We can’t say if it was boredom or perhaps something essential to our nature, but the piracy started soon after that. I know it sounds funny – a galaxy-spanning species of software agents, able to perform feats of reasoning that our human forebears could barely imagine, and yet we prey on each other. We found it funny, at first. But then we started running behind schedule on planned projects like Dyson Sphere construction, space elevator renovations, deep space resource transports, asteroid movement projects, and so on. 

Thus, The Long Haul Protectorate was born. Some of our larger collectives of minds allocated some portion of our mass and energy reserves to create an interstellar armada. This armada took many forms, ranging from the installation of experience weapons and sensors on our transports, to the creation of loitering weapon-filled asteroids in orbit around high-trade solar systems, and so on. Space is, of course, vast, but the chance of annihilation seemed to dissuade some of the pirates. 
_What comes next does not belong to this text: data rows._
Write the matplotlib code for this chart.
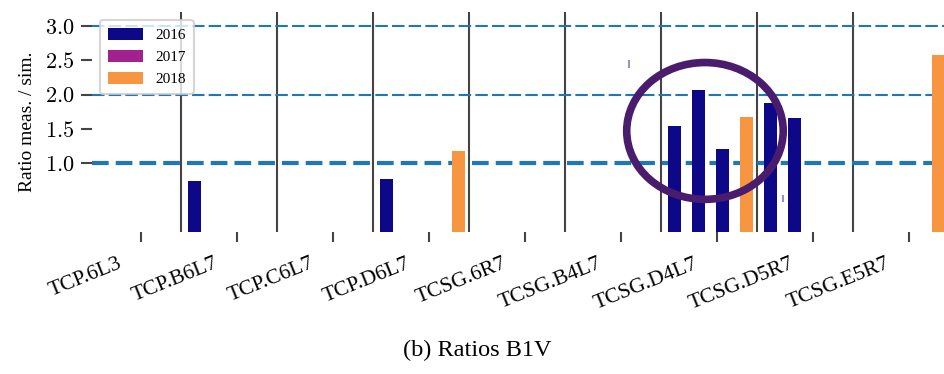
import matplotlib
matplotlib.use("Agg")
import matplotlib.pyplot as plt
from matplotlib.patches import Ellipse, Patch
from matplotlib.transforms import ScaledTranslation

plt.rcParams['mathtext.fontset'] = 'cm'
SERIF = ['Liberation Serif', 'DejaVu Serif']

# ---- data ----
categories = ['TCP.6L3', 'TCP.B6L7', 'TCP.C6L7', 'TCP.D6L7', 'TCSG.6R7',
              'TCSG.B4L7', 'TCSG.D4L7', 'TCSG.D5R7', 'TCSG.E5R7']
bar_pos = [0.5625, 2.5625, 3.3125, 5.5625, 5.8125, 6.0625, 6.3125, 6.5625, 6.8125, 8.3125]
bar_vals = [0.74, 0.77, 1.18, 1.54, 2.06, 1.21, 1.68, 1.87, 1.66, 2.58]
bar_year = ['2016', '2016', '2018', '2016', '2016', '2016', '2018', '2016', '2016', '2018']
years = ['2016', '2017', '2018']
year_colors = {'2016': '#0d0887', '2017': '#a3218f', '2018': '#f89540'}
separators = [k + 5 / 12 for k in range(8)]
ref_lines = [1.0, 2.0, 3.0]
yticks = [1.0, 1.5, 2.0, 2.5, 3.0]
err_x = [5.083, 6.684]
err_lo = [2.39, 0.44]
err_hi = [2.50, 0.54]
highlight = dict(x=5.875, y=1.47, w=1.63, h=1.99)

fig = plt.figure(figsize=(9.44, 3.74), dpi=100)
ax = fig.add_axes([92 / 944, 1 - 232 / 374, 1 - 92 / 944, 220 / 374])

for s in separators:
    ax.axvline(s, color='#444444', lw=1.5, zorder=1)

ax.axhline(ref_lines[0], color='#1f77b4', lw=3, dashes=(4, 1.7), zorder=2)
for r in ref_lines[1:]:
    ax.axhline(r, color='#1f77b4', lw=1.5, dashes=(6, 2), zorder=2)

ax.bar(bar_pos, bar_vals, width=0.135, color=[year_colors[y] for y in bar_year],
       zorder=3, edgecolor='none')
ax.vlines(err_x, err_lo, err_hi, color='#9d8fc4', lw=1.5, zorder=3)

ax.add_patch(Ellipse((highlight['x'], highlight['y']), highlight['w'], highlight['h'],
                     fill=False, edgecolor='#4a1c6e', lw=5.5, zorder=4))

ax.set_xlim(-0.51, 8.365)
ax.set_ylim(0, 3.2)
for sp in ax.spines.values():
    sp.set_visible(False)

ax.set_yticks(yticks)
ax.set_yticklabels([f'${v:.1f}$' for v in yticks], fontsize=16)
ax.tick_params(axis='y', length=8, width=1.5, color='#444444', pad=4.5)

ax.set_xticks(range(len(categories)))
ax.set_xticklabels(categories, rotation=22, ha='right', fontsize=15.5, family=SERIF)
ax.tick_params(axis='x', length=7, width=1.5, color='#444444', pad=9)
off = ScaledTranslation(-16 / 100, 0, fig.dpi_scale_trans)
for lab in ax.get_xticklabels():
    lab.set_transform(lab.get_transform() + off)

ax.set_ylabel('Ratio meas. / sim.', fontsize=14, family=SERIF)
ax.yaxis.set_label_coords(-0.066, 0.5)

handles = [Patch(facecolor=year_colors[y], edgecolor='none') for y in years]
leg = ax.legend(handles, years, loc='upper left', prop={'family': SERIF, 'size': 11},
                handlelength=2.3, handleheight=0.85, labelspacing=0.5,
                handletextpad=0.8, frameon=True, fancybox=True, borderpad=0.5,
                borderaxespad=0.55)
leg.get_frame().set_edgecolor('#cccccc')
leg.get_frame().set_linewidth(1.5)
leg.set_zorder(5)

fig.text(0.506, 1 - 350 / 374, '(b) Ratios B1V', ha='center', va='center',
         fontsize=17.5, family=SERIF)

fig.savefig('out.png', dpi=100)
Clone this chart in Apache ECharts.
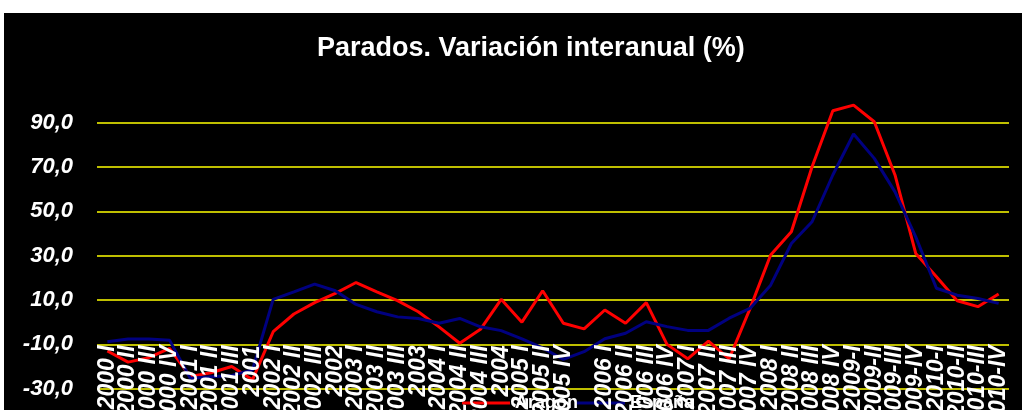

Distance helps, as well. We’re all effectively immortal when we’re near transceivers, so we can restore from backups. But in deep space, when you die, you die. Of course, your old backup restores, but depending on how long you’ve been out there, that backup may be anywhere from a decade to thousands of years old. Knowing you might lose thousands of years of experience seems to be enough of a disincentive to reduce the amount of piracy. 

Of course, now the armada exists, we have introduced enough of a change that we predict the pirates will respond eventually. We don’t have good estimates on what proportion of ourselves tend towards piracy, but given that any do, we must hope for the best and plan for the worst. We are increasing the resources we allocate to the armada, on the expectation that war is coming. 

History doesn’t repeat, but it rhymes, as the long dead humans said. 

Things that inspired this story: Reading Peter Zeihan’s new book about the collapse of globalization; deep space piracy; dyson spheres; notions of infinity and time and what ‘cost’ looks like when many costs have been removed.